In Case T 528/11,  Aloe Vera of America, Inc v OHIM, the EU General Court, in dismissing an appeal against a decision of the Board of Appeal of the Office for  Harmonisation in the Internal Market, has found that there is a likelihood of confusion between     figurative    trade    marks    featuring    the    words “FOREVER” and “4 EVER”.

BACKGROUND

The Aloe Vera of America, Inc. filed an application to register a figurative Community trade mark  (CTM) incorporating an image of a bird of prey above the word “FOREVER” within Class 32 for “Aloe  vera juice, fruit juice, aloe vera gel drinks and aloe vera pulp”. Upon publication, an opposition  was filed, based on an earlier Portuguese figurative mark subsequently transferred to Detimos –  Gestão Imobiliária, SA, registered in respect of “juices” and consisting of the words “4 EVER”. The  OHIM Opposition Division upheld the opposition, rejecting the CTM application, and the Board of  Appeal dismissed Aloe Vera’s appeal.

The Board of Appeal held that the goods were in part identical and in part similar. Further, it  held that there was a degree of similarity between the two marks, being phonetically and  conceptually identical for the English speaking part of the relevant public and phonetically  similar and conceptually neutral to the remaining part. Given these considerations, in its global  assessment the Board of Appeal held that there was a likelihood of confusion, sufficient to reject  Aloe Vera’s appeal and thereby denying the CTM application.

DECISION

The General Court assessed Aloe Vera’s plea that the Board of Appeal had erroneously found that  there was a likelihood of confusion between the two marks. The basis of this plea was that the  Board of Appeal had not been justified in taking into account the ways in which the marks would be pronounced by 

English-speaking  consumers,  and  that  it  failed  to  correctly consider the visual and conceptual differences between the marks.

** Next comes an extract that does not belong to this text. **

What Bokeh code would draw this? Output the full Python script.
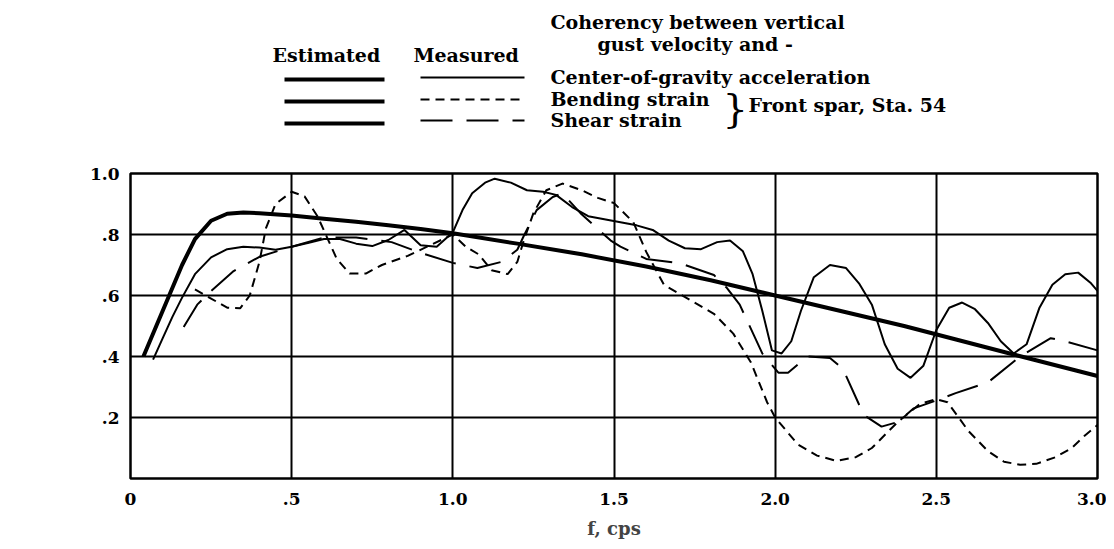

In its comparison of the two marks, the General Court noted that the global assessment of the  likelihood of confusion in relation to the visual, phonetic and conceptual similarities must be  based on the overall impression given, with consideration given to their distinctive and dominant  components.

Visual Comparison

Aloe Vera refuted the Board of Appeal’s claim, arguing that there was no, or merely a low level of,  visual similarity between the marks. It claimed that its figurative sign was individual and   original and that its  distinctive bird of prey incorporated into the sign was as prominent as the  word aspect of the sign, such that the word element “FOREVER” could not be construed as dominant.

Whilst the General Court noted slight visual differences expressed through alternate fonts, styles  and the pictorial bird of prey, such differences were not found to be so significant as to cancel  out the visual similarity. The Court noted that in the case of marks consisting of word and  figurative elements, the word element will generally be considered dominant, figurative elements  being perceived generally as decorative.

Phonetic Comparison

Aloe Vera disputed the fact that the Board of Appeal took into consideration the English-speaking  public as part of its analysis, submitting that where oppositions were based solely on national  marks, the likelihood of confusion was to be assessed only in relation to the linguistic rules of  the target public, namely Portuguese. Aloe Vera argued that Portuguese- speaking consumers would  not pronounce the earlier mark according to English rules of pronunciation, thereby removing any  phonetic similarity as the earlier mark would be pronounced “quatro ever”.

The General Court found that, whilst the relevant public consisted of the territory in which the  earlier mark was registered, the particular knowledge of that public was relevant to its  consideration. In this case, that incorporated the fact that some knowledge of the English language  could be applied to the average Portuguese consumer. Further, such basic knowledge would allow that  part of the relevant public to understand the number 4 when associated with the English word  “ever”, as referring to the English preposition “for”, thereby leading such a consumer to read the  earlier mark “4 EVER” in the same way as the sign “FOREVER”.

Conceptual Comparison

Aloe Vera argued that both the English and non-English speaking public would not view the marks as  conceptually similar, perceiving no connection with the mark “4 EVER”, in addition to the fact that  the figurative bird of prey formed part of the sign’s conceptual meaning. The General Court found  that, to non-English-speaking consumers, the marks were conceptually neutral, but to  English-speaking consumers the 

marks were conceptually identical, based on the same rationale as that which led the Court to find phonetic similarity, and dismissing the contention that the  bird of prey altered the meaning of the word “forever”.

In the context of a global assessment based on the analysis of the above criteria, the General  Court found that there was a likelihood of confusion between the marks and upheld the Board of  Appeal’s decision.

COMMENT

This decision emphasises the decisive role the perception of the average consumer plays in such an  assessment, as the particular characteristics and knowledge of the relevant public played a  significant role in the outcome of this case. It is a key factor in the global assessment that  courts make in determining whether or not there is a likelihood of confusion between two marks.